Not all monitoring is event-driven. Sometimes you need to poll external systems on a schedule. The core pattern is a sleep() loop that checks a service in a step and alerts on failure:

workflows/monitor-service.ts
import { sleep } from "workflow";
declare function checkServiceHealth(endpoint: string): Promise<{ healthy: boolean; latency: number }>; // @setup
declare function sendAlert(service: string, latency: number): Promise<void>; // @setup

export async function monitorServiceWorkflow(service: string, endpoint: string) {
  "use workflow";

  while (true) {
    const status = await checkServiceHealth(endpoint); 

    if (!status.healthy) {
      await sendAlert(service, status.latency);
    }

    await sleep("5m"); 
  }
}

This uses the durable polling pattern — sleep() consumes no compute while waiting, and the workflow resumes at the correct time even after restarts. For more advanced scheduling patterns including consecutive failure tracking, graceful shutdown, and cron-like dispatching, see Scheduling & Cron.

sleep() accepts duration strings like "5m", "1h", or "30s", as well as Date objects for sleeping until a specific time. See the sleep() API reference for all supported formats.

Content Security Scanning

Workflows can also monitor content against security or policy rules. This pattern receives content via webhook, scans it in a step, and takes action on violations.
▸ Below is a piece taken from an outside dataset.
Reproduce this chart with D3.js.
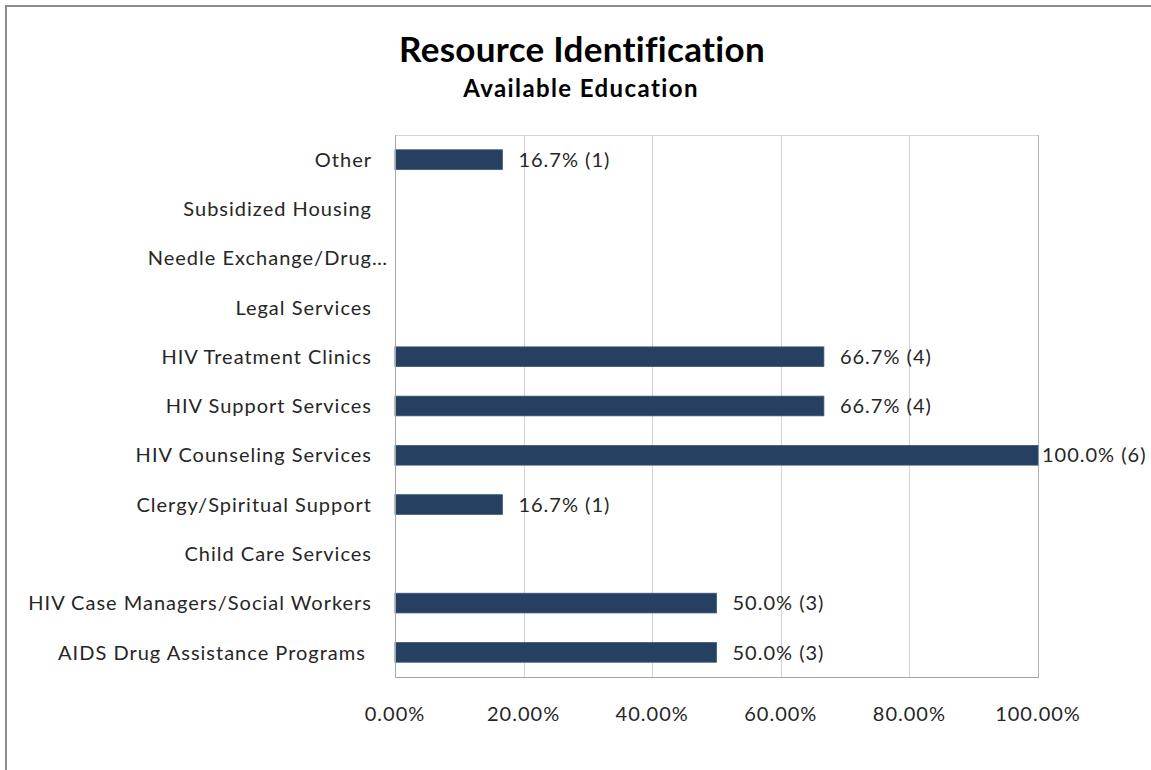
<!DOCTYPE html>
<head>
  <meta charset="utf-8">
  <script src="https://d3js.org/d3.v7.min.js"></script>
  <style>
    body { margin:0; background:#fff; }
    svg { display:block; }
    text { font-family: Lato, "Open Sans", sans-serif; fill:#262626; white-space: pre; }
    .title { font-weight:bold; fill:#000; }
    .lbl { font-size:20px; letter-spacing:1px; }
  </style>
</head>
<body>
  <script>
    // chart data, top row first
    var categories = [
      "Other",
      "Subsidized Housing",
      "Needle Exchange/Drug\u2026",
      "Legal Services",
      "HIV Treatment Clinics",
      "HIV Support Services",
      "HIV Counseling Services",
      "Clergy/Spiritual Support",
      "Child Care Services",
      "HIV Case Managers/Social Workers",
      "AIDS Drug Assistance Programs "
    ];
    var shares = [0.167, 0, 0, 0, 0.667, 0.667, 1.0, 0.167, 0, 0.5, 0.5];
    var counts = [1, 0, 0, 0, 4, 4, 6, 1, 0, 3, 3];
    var tickValues = [0, 0.2, 0.4, 0.6, 0.8, 1.0];

    var width = 1151, height = 770;
    var plot = {left: 395, right: 1038, top: 135, bottom: 677};

    var svg = d3.select("body").append("svg")
        .attr("width", width)
        .attr("height", height);

    // outer chart frame (runs off the right and bottom edge)
    svg.append("rect")
        .attr("x", 6).attr("y", 6)
        .attr("width", width + 20).attr("height", height + 20)
        .attr("fill", "none")
        .attr("stroke", "#8c8c8c")
        .attr("stroke-width", 2);

    svg.append("text").attr("class", "title")
        .attr("x", 582).attr("y", 62)
        .attr("text-anchor", "middle")
        .style("font-size", "35px")
        .style("letter-spacing", "0.3px")
        .text("Resource Identification");
    svg.append("text").attr("class", "title")
        .attr("x", 581).attr("y", 97)
        .attr("text-anchor", "middle")
        .style("font-size", "24px")
        .style("letter-spacing", "1.4px")
        .text("Available Education");

    var x = d3.scaleLinear().domain([0, 1]).range([plot.left, plot.right]);
    var y = d3.scaleBand().domain(categories)
        .range([plot.top, plot.bottom])
        .paddingInner(0.6).paddingOuter(0.3);

    // plot area border + gridlines
    svg.append("rect")
        .attr("x", plot.left + 0.5).attr("y", plot.top + 0.5)
        .attr("width", plot.right - plot.left)
        .attr("height", plot.bottom - plot.top)
        .attr("fill", "none")
        .attr("stroke", "#d4d4d4");
    svg.append("g").selectAll("line")
      .data(tickValues)
      .enter().append("line")
        .attr("x1", function(d) { return Math.round(x(d)) + 0.5; })
        .attr("x2", function(d) { return Math.round(x(d)) + 0.5; })
        .attr("y1", plot.top).attr("y2", plot.bottom)
        .attr("stroke", function(d) { return d === 1 ? "#b4b4b4" : "#d4d4d4"; });

    // bars
    svg.append("g").selectAll("rect")
      .data(categories)
      .enter().append("rect")
        .attr("x", x(0))
        .attr("y", function(d) { return y(d); })
        .attr("width", function(d, i) { return x(shares[i]) - x(0); })
        .attr("height", y.bandwidth())
        .attr("fill", "#264061")
        .attr("stroke", "#3d5678")
        .attr("stroke-width", function(d, i) { return shares[i] > 0 ? 0.8 : 0; });

    // value labels
    var pct = d3.format(".1%");
    svg.append("g").selectAll("text")
      .data(categories.filter(function(d, i) { return shares[i] > 0; }))
      .enter().append("text")
        .attr("class", "lbl")
        .attr("x", function(d) {
          var i = categories.indexOf(d);
          return x(shares[i]) + (shares[i] >= 1 ? 4 : 16);
        })
        .attr("y", function(d) { return y(d) + y.bandwidth() / 2; })
        .attr("dy", "0.36em")
        .text(function(d) {
          var i = categories.indexOf(d);
          return pct(shares[i]) + " (" + counts[i] + ")";
        });

    // axes lines
    svg.append("line")
        .attr("x1", plot.left + 0.5).attr("x2", plot.left + 0.5)
        .attr("y1", plot.top).attr("y2", plot.bottom + 1)
        .attr("stroke", "#a6a6a6");
    svg.append("line")
        .attr("x1", plot.left).attr("x2", plot.right + 1)
        .attr("y1", plot.bottom + 0.5).attr("y2", plot.bottom + 0.5)
        .attr("stroke", "#a6a6a6");

    // category labels; a truncation ellipsis hangs past the label edge
    var labelX = plot.left - 23;
    var cat = svg.append("g").selectAll("g")
      .data(categories)
      .enter().append("g")
        .attr("transform", function(d) {
          return "translate(" + labelX + "," + (y(d) + y.bandwidth() / 2) + ")";
        });
    cat.append("text")
        .attr("class", "lbl")
        .attr("dy", "0.36em")
        .attr("text-anchor", "end")
        .text(function(d) { return d.replace(/\u2026$/, ""); });
    cat.filter(function(d) { return /\u2026$/.test(d); })
      .append("text")
        .attr("class", "lbl")
        .attr("x", 0)
        .attr("dy", "0.36em")
        .text("\u2026");

    // x tick labels
    var tickFmt = d3.format(".2%");
    svg.append("g").selectAll("text")
      .data(tickValues)
      .enter().append("text")
        .attr("class", "lbl")
        .attr("x", function(d) { return x(d); })
        .attr("y", 721)
        .attr("text-anchor", "middle")
        .text(function(d) { return tickFmt(d); });
  </script>
</body>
workflows/content-security.ts
import { createWebhook } from "workflow";

interface ContentEvent {
  contentId: string;
  body: string;
  author: string;
  type: "post" | "comment" | "message";
}

interface ScanResult {
  passed: boolean;
  violations: string[];
}

async function scanContent(event: ContentEvent): Promise<ScanResult> {
  "use step";

  const violations: string[] = [];

  // Check against policy rules
  const blockedPatterns = [/credential/i, /api[_-]?key/i, /password\s*=/i];
  for (const pattern of blockedPatterns) {
    if (pattern.test(event.body)) {
      violations.push(`Blocked pattern: ${pattern.source}`);
    }
  }

  return { passed: violations.length === 0, violations };
}

async function quarantineContent(contentId: string, violations: string[]) {
  "use step";

  // Move content to review queue
  await fetch("https://api.internal/content/quarantine", {
    method: "POST",
    body: JSON.stringify({ contentId, violations }),
  });
}

async function notifySecurityTeam(event: ContentEvent, result: ScanResult) {
  "use step";

  await fetch("https://hooks.slack.com/services/...", {
    method: "POST",
    body: JSON.stringify({
      text: `Content violation in ${event.type} by ${event.author}: ${result.violations.join(", ")}`,
    }),
  });
}

export async function contentSecurityWorkflow() {
  "use workflow";

  const webhook = createWebhook();

  for await (const request of webhook) {
    const event: ContentEvent = await request.json();
    const result = await scanContent(event); 

    if (!result.passed) { 
      await Promise.all([
        quarantineContent(event.contentId, result.violations),
        notifySecurityTeam(event, result),
      ]);
    }
  }
}

The scanning step has full Node.js access, so it can call external scanning APIs, run regex-based rules, or invoke ML models. When a violation is found, the workflow quarantines the content and notifies the security team in parallel.